PROBLEM STATEMENT
Omit the pictures and print exactly the lines of the listing below, starting at the first and ending at the line containing "(0,0) rectangle (841,485);".

(Dataset records)
+ + + + + + +

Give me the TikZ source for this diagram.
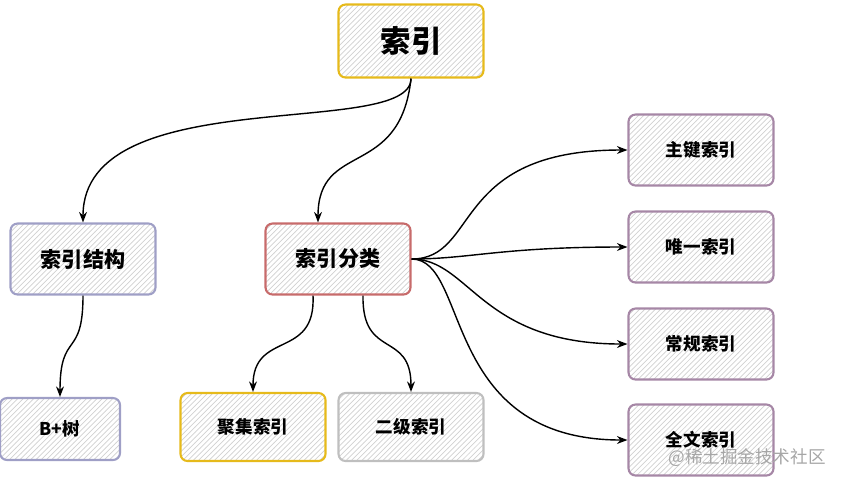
\documentclass[tikz,border=0pt]{standalone}
\usepackage{fontspec}
\setmainfont{Noto Sans CJK SC}
\usetikzlibrary{patterns,arrows.meta}
\begin{document}
\begin{tikzpicture}[x=0.02cm,y=-0.02cm,
    box/.style={draw=#1, line width=1.2pt, rounded corners=4pt, minimum width=2.9cm, minimum height=1.42cm,
      pattern=north east lines, pattern color=black!18, font=\bfseries\large},
    link/.style={-{Stealth[length=6pt]}, line width=0.8pt}
]
  \useasboundingbox (0,0) rectangle (841,485);

  % 节点
  \node[box=yellow!60!orange!90!black, minimum height=1.46cm, font=\bfseries\LARGE] (idx) at (411,41) {索引};
  \node[box=blue!25!gray!60] (jg) at (83,259) {索引结构};
  \node[box=red!45!gray!80] (fl) at (338,259) {索引分类};
  \node[box=blue!25!gray!60, minimum width=2.4cm, minimum height=1.24cm, font=\bfseries] (bt) at (60,429) {B+树};
  \node[box=yellow!60!orange!90!black, minimum height=1.36cm, font=\bfseries] (jj) at (253,427) {聚集索引};
  \node[box=black!25, minimum height=1.36cm, font=\bfseries] (ej) at (411,427) {二级索引};
  \node[box=violet!35!gray!70, font=\bfseries] (zj) at (701,150) {主键索引};
  \node[box=violet!35!gray!70, font=\bfseries] (wy) at (701,247) {唯一索引};
  \node[box=violet!35!gray!70, font=\bfseries] (cg) at (701,344) {常规索引};
  \node[box=violet!35!gray!70, font=\bfseries] (qw) at (701,440) {全文索引};
  \node[text=black!35, anchor=east, inner sep=0pt] (wm) at (826,458) {@稀土掘金技术社区};

  % 连线
  \draw[link] (idx.south) .. controls (411,140) and (83,80) .. (jg.north);
  \draw[link] (idx.south) .. controls (400,180) and (318,140) .. ([xshift=-0.4cm]fl.north);
  \draw[link] (jg.south) .. controls (83,360) and (60,330) .. (bt.north);
  \draw[link] ([xshift=-0.5cm]fl.south) .. controls (316,360) and (253,330) .. (jj.north);
  \draw[link] ([xshift=0.5cm]fl.south) .. controls (362,360) and (411,330) .. (ej.north);
  \draw[link] (fl.east) .. controls (480,259) and (450,150) .. (zj.west);
  \draw[link] (fl.east) .. controls (470,259) and (500,247) .. (wy.west);
  \draw[link] (fl.east) .. controls (470,259) and (480,344) .. (cg.west);
  \draw[link] (fl.east) .. controls (470,259) and (440,440) .. (qw.west);
\end{tikzpicture}
\end{document}
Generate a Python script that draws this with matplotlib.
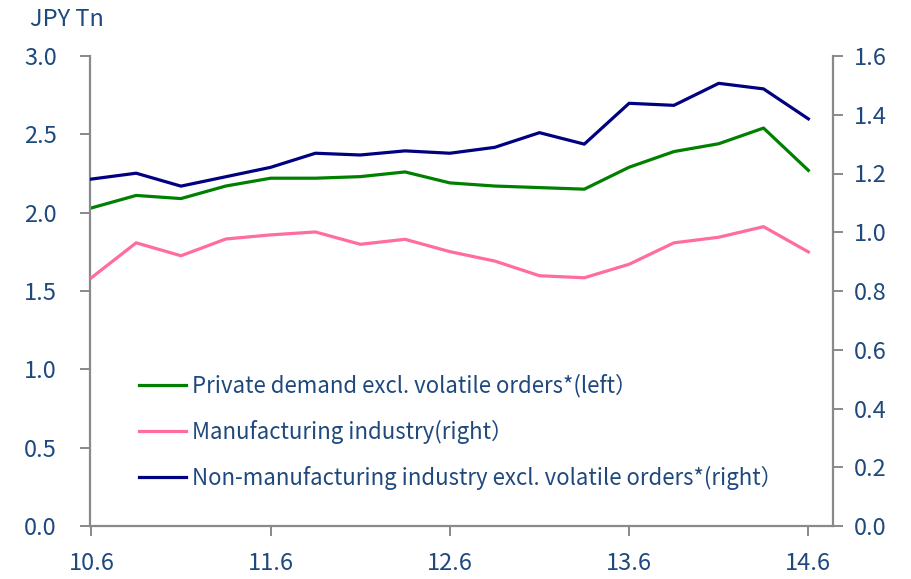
import matplotlib
matplotlib.use("Agg")
import matplotlib.pyplot as plt

periods = ["10.6","10.9","10.12","11.3","11.6","11.9","11.12","12.3","12.6",
           "12.9","12.12","13.3","13.6","13.9","13.12","14.3","14.6"]
private_demand = [2.03, 2.11, 2.09, 2.17, 2.22, 2.22, 2.23, 2.26, 2.19,
                  2.17, 2.16, 2.15, 2.29, 2.39, 2.44, 2.54, 2.27]
manufacturing = [0.845, 0.964, 0.920, 0.977, 0.991, 1.001, 0.959, 0.976, 0.934,
                 0.902, 0.852, 0.845, 0.891, 0.964, 0.983, 1.019, 0.933]
non_manufacturing = [1.181, 1.201, 1.157, 1.189, 1.221, 1.269, 1.263, 1.277, 1.269,
                     1.289, 1.339, 1.300, 1.439, 1.432, 1.507, 1.488, 1.386]
xtick_labels = ["10.6", "11.6", "12.6", "13.6", "14.6"]
left_ticks = [0.0, 0.5, 1.0, 1.5, 2.0, 2.5, 3.0]
right_ticks = [0.0, 0.2, 0.4, 0.6, 0.8, 1.0, 1.2, 1.4, 1.6]
labels = ["Private demand excl. volatile orders*(left\uff09",
          "Manufacturing industry(right\uff09",
          "Non-manufacturing industry excl. volatile orders*(right\uff09"]

txt = "#1F497D"
gray = "#898989"
font = ["Noto Sans CJK JP", "DejaVu Sans"]
plt.rcParams["font.family"] = font

W, H = 911, 579
fig = plt.figure(figsize=(W/100, H/100), dpi=100)
ax = fig.add_axes([90/W, 1-526/H, (833-90)/W, (526-56)/H])
ax2 = ax.twinx()

x = list(range(len(periods)))
l1, = ax.plot(x, private_demand, color="#008000", lw=2.3)
l2, = ax2.plot(x, manufacturing, color="#FF6C9E", lw=2.3)
l3, = ax2.plot(x, non_manufacturing, color="#000080", lw=2.3)

ax.set_ylim(0, 3.0)
ax2.set_ylim(0, 1.6)
ax.set_xlim(-0.03, 16.55)
ax.set_yticks(left_ticks)
ax.set_yticklabels([f"{v:.1f}" for v in left_ticks])
ax2.set_yticks(right_ticks)
ax2.set_yticklabels([f"{v:.1f}" for v in right_ticks])
ax.set_xticks([periods.index(p) for p in xtick_labels])
ax.set_xticklabels(xtick_labels)

for a in (ax, ax2):
    for s in a.spines.values():
        s.set_color(gray)
        s.set_linewidth(1.6)
    a.spines["top"].set_visible(False)
    a.tick_params(colors=gray, labelcolor=txt, labelsize=17, length=7, width=1.4)
ax.spines["right"].set_visible(False)
ax2.spines["left"].set_visible(False)
ax2.spines["bottom"].set_visible(False)
ax.tick_params(axis="y", pad=17)
ax2.tick_params(axis="y", pad=8)
ax.tick_params(axis="x", pad=12)

fig.text(30/W, 1-20/H, "JPY Tn", color=txt, fontsize=17, va="center", ha="left")

leg = fig.legend([l1, l2, l3], labels, loc="upper left",
                 bbox_to_anchor=(130/W, 1-365/H), frameon=False,
                 fontsize=16, labelcolor=txt, handlelength=2.1,
                 handletextpad=0.3, labelspacing=1.0, borderaxespad=0)

fig.savefig("out.png", dpi=100)
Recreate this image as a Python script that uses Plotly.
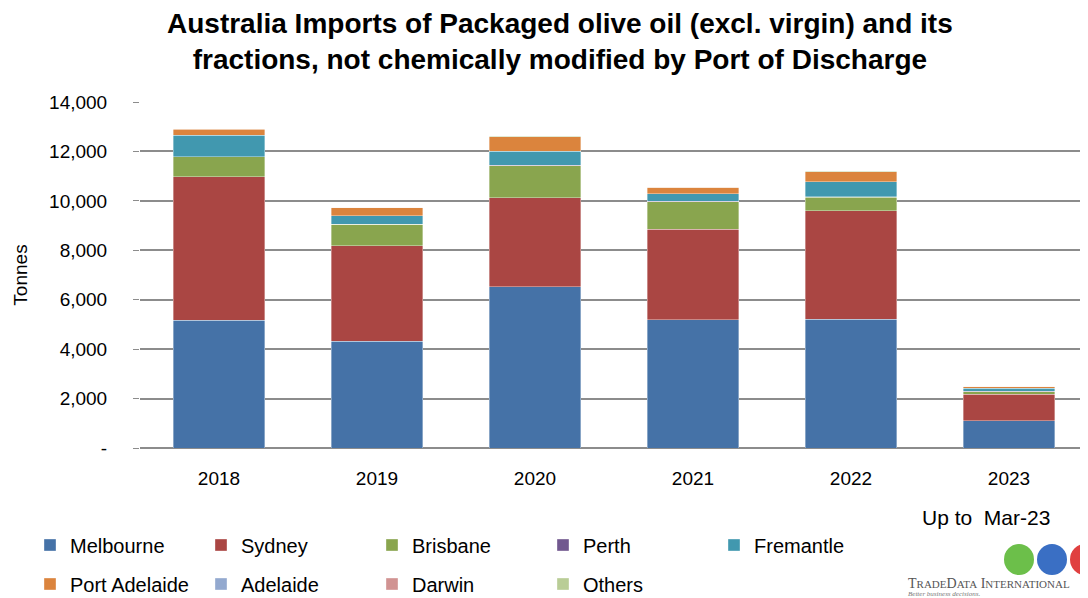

+ + + + + + +

THE RESPONSE
Give me the TikZ source for this diagram.
\documentclass[tikz,border=0pt]{standalone}
\usepackage{fontspec}
\setmainfont{Noto Sans CJK SC}
\usetikzlibrary{patterns,arrows.meta}
\begin{document}
\begin{tikzpicture}[x=0.02cm,y=-0.02cm,
    box/.style={draw=#1, line width=1.2pt, rounded corners=4pt, minimum width=2.9cm, minimum height=1.42cm,
      pattern=north east lines, pattern color=black!18, font=\bfseries\large},
    link/.style={-{Stealth[length=6pt]}, line width=0.8pt}
]
  \useasboundingbox (0,0) rectangle (841,485);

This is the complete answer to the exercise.